Yaklaşık bir iki ay önce Türk savaş uçakları 33 tane masum
köylüyü kaçakçılık yaparken yanlışlıkla vurdu. 33 köylü maalesef kurtulamadı. Bu şok edici olay dünyanın herhangi bir
yerinde yaşanabilecek vahim olaydır, çünkü sınır bölgesinde gezinmek hele hele
PKK’nın cirit attığı yerlerde gezinmek büyük tehlike arz eder. Uludere Katliam’ını
ya da Uludere Yanlışlığı’nı ilk duyduğumda bunun sıradan bir olay gibi
gözüktüğünü düşündüm.
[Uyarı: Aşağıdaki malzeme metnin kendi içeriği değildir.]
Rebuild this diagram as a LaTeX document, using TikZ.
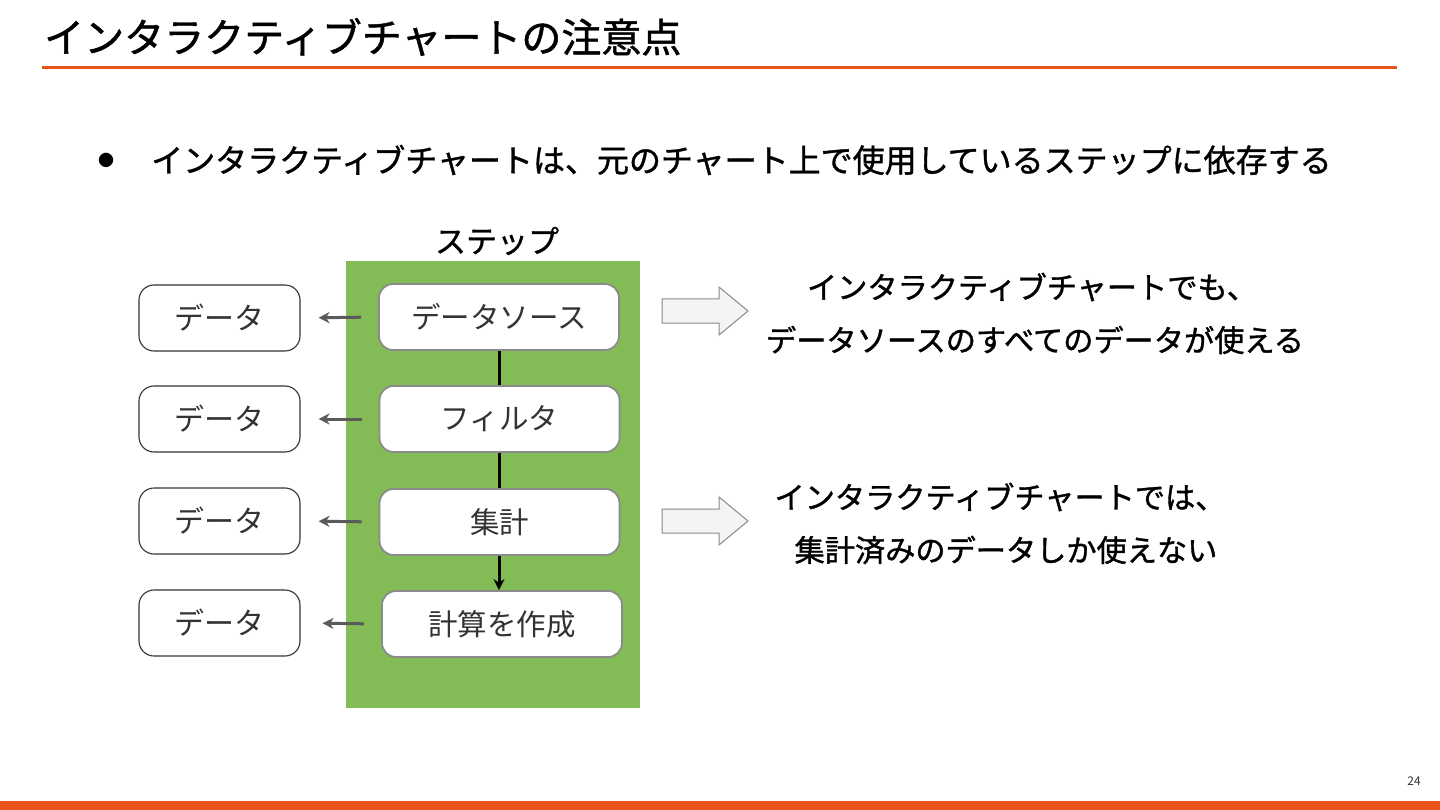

Bu sefer art niyet aramak istemedim ancak olaydan sonra
yaşanılanlar ve yeni çıkan bulgular ortaya ilginç olasılıklar çıkardı. Tam da
unutuldu derken son günlerde gazete haberlerinde bu konu yeniden gündeme geldi.
Gazetelerde Uludere’yi bombalamadan önce her şeyin planladığına dair ilginç
haberler yer alıyordu. Örneğin, bombalamadan birkaç saat önce bombalanacak
yerin uçuşa kapatılması bir muammaydı. Bu tip haberler beni düşüncelere sevk etti.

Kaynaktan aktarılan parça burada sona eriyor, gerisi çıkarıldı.